◆ **EXERCISE DETAILS**
Below are the records. Retype, exactly, the lines from the first through the line with "268, 270, 270]", and leave out the pictures.

(Records with drawing code)
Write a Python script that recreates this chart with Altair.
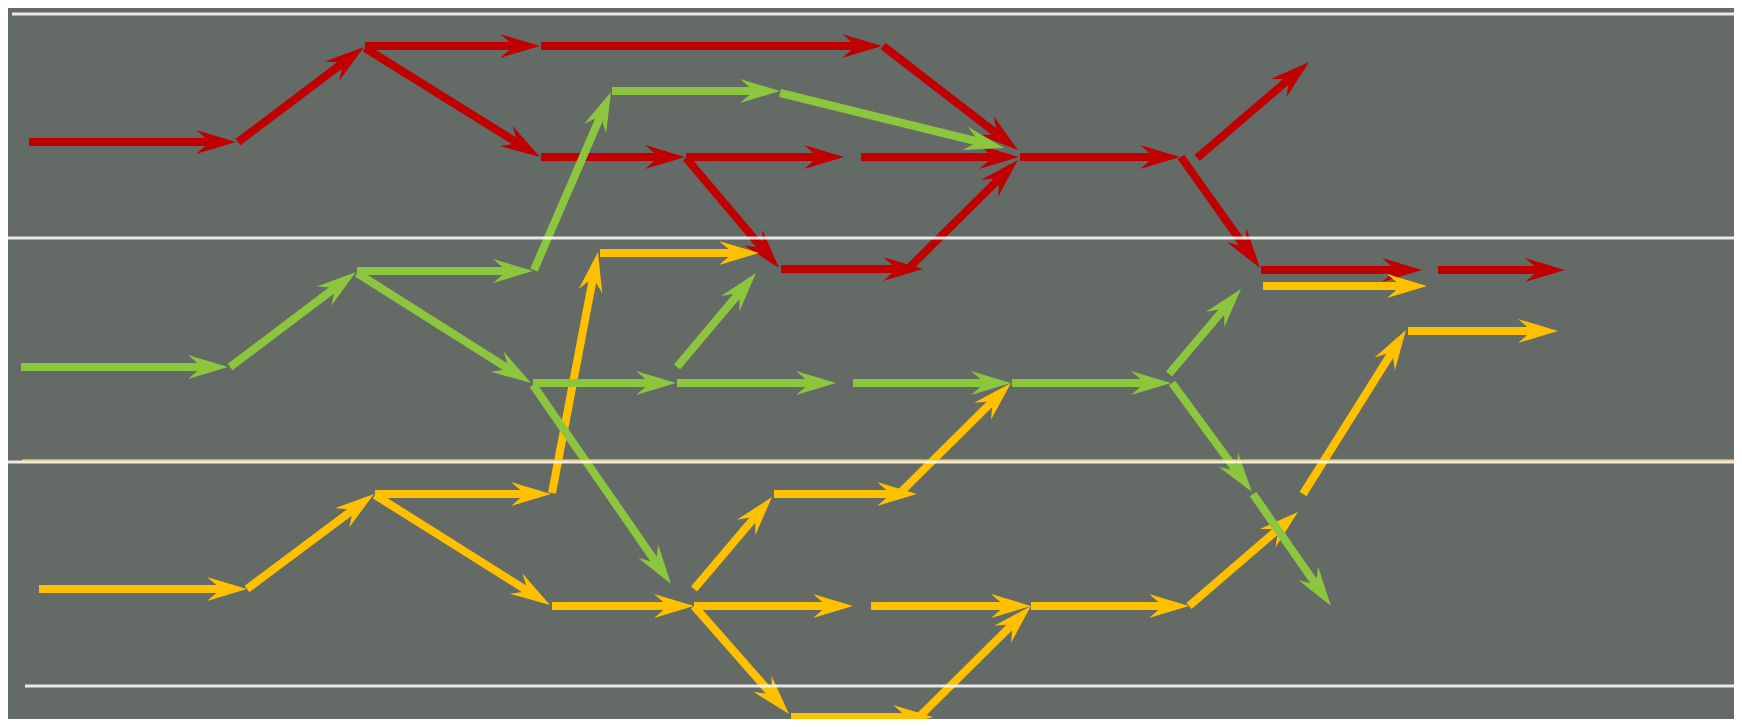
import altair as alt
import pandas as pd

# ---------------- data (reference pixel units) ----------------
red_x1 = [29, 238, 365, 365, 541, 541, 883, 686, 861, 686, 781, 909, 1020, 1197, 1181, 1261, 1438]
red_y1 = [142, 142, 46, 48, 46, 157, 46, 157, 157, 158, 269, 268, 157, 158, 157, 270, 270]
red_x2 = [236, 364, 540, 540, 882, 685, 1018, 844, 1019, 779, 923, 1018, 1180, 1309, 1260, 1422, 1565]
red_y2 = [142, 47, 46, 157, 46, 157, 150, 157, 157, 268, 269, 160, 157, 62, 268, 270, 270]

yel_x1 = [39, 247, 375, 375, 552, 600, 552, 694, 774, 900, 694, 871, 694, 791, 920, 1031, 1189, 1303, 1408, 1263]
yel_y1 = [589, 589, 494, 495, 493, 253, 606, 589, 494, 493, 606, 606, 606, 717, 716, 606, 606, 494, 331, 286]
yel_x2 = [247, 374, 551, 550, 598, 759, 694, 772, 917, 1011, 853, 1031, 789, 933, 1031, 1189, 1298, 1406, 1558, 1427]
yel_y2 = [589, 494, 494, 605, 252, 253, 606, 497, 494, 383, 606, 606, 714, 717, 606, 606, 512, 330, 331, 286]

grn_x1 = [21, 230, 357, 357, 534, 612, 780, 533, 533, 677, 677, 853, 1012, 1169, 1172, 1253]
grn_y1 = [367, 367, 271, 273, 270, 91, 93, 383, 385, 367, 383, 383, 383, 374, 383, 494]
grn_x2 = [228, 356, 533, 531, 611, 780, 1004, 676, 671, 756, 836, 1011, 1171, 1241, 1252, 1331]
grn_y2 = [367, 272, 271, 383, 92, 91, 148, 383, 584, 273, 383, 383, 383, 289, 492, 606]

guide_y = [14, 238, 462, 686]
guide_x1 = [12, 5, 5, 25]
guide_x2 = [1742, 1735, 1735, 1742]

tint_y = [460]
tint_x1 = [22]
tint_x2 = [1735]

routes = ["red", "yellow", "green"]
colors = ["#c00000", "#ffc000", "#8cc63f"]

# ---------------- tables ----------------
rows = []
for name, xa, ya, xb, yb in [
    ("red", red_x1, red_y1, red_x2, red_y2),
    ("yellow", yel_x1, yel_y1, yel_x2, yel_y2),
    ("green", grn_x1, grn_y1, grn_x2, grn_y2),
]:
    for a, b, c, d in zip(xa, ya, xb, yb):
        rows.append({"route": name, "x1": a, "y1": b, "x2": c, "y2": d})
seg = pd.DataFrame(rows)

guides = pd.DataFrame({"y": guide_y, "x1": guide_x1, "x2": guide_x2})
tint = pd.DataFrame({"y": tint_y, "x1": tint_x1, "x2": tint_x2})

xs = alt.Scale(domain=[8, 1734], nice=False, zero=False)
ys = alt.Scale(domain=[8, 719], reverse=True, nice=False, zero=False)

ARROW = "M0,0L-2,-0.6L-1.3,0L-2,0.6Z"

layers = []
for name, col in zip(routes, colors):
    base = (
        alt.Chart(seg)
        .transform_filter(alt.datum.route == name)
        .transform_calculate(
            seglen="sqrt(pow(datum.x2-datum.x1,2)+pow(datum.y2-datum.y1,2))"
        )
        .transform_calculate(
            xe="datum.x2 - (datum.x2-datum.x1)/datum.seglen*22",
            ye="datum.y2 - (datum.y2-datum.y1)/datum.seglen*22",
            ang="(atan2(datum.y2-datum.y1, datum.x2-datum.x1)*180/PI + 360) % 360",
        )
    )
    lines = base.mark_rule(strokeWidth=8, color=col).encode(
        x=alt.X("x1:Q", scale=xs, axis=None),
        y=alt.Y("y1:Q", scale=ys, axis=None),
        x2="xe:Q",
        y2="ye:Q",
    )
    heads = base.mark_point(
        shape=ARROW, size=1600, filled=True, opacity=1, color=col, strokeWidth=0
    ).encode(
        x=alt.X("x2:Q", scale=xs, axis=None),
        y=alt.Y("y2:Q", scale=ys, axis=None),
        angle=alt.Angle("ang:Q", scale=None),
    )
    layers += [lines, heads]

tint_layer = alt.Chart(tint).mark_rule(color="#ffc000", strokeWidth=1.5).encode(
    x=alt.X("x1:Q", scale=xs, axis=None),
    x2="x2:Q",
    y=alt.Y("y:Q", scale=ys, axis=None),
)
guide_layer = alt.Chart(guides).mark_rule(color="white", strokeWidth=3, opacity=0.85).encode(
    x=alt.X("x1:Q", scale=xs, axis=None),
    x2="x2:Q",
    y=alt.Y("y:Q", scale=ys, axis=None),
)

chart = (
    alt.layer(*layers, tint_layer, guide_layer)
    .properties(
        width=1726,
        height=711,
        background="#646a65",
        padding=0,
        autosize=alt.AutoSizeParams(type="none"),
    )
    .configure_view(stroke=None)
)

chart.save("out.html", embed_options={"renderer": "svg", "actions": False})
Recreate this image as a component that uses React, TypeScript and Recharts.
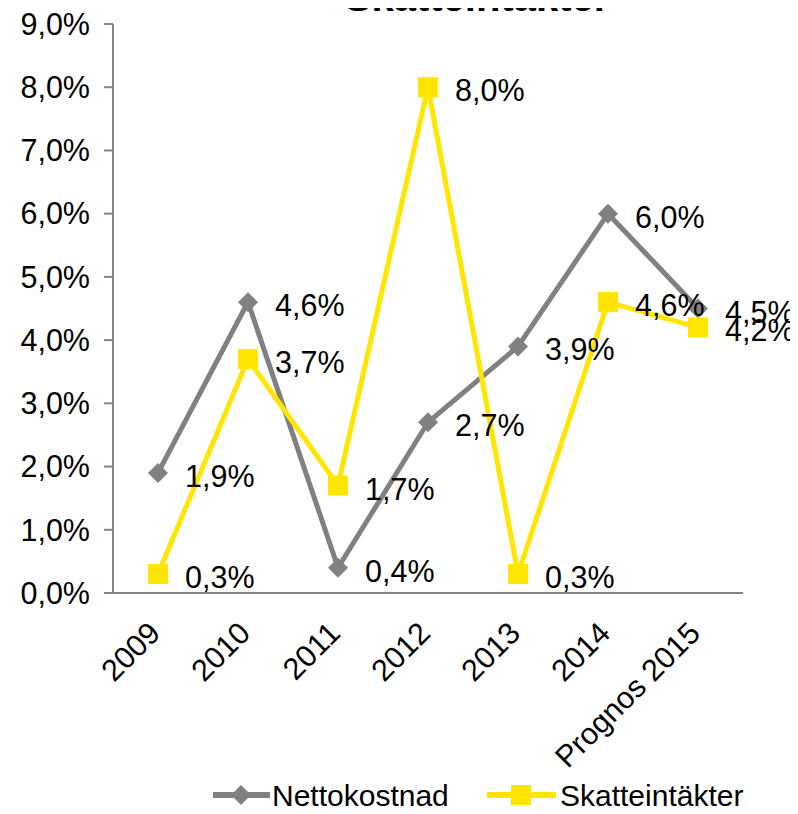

◆ **TASK ANSWER**
Write a Python script that recreates this chart with Altair.
import altair as alt
import pandas as pd

# ---------------- data (reference pixel units) ----------------
red_x1 = [29, 238, 365, 365, 541, 541, 883, 686, 861, 686, 781, 909, 1020, 1197, 1181, 1261, 1438]
red_y1 = [142, 142, 46, 48, 46, 157, 46, 157, 157, 158, 269, 268, 157, 158, 157, 270, 270]
red_x2 = [236, 364, 540, 540, 882, 685, 1018, 844, 1019, 779, 923, 1018, 1180, 1309, 1260, 1422, 1565]
red_y2 = [142, 47, 46, 157, 46, 157, 150, 157, 157, 268, 269, 160, 157, 62, 268, 270, 270]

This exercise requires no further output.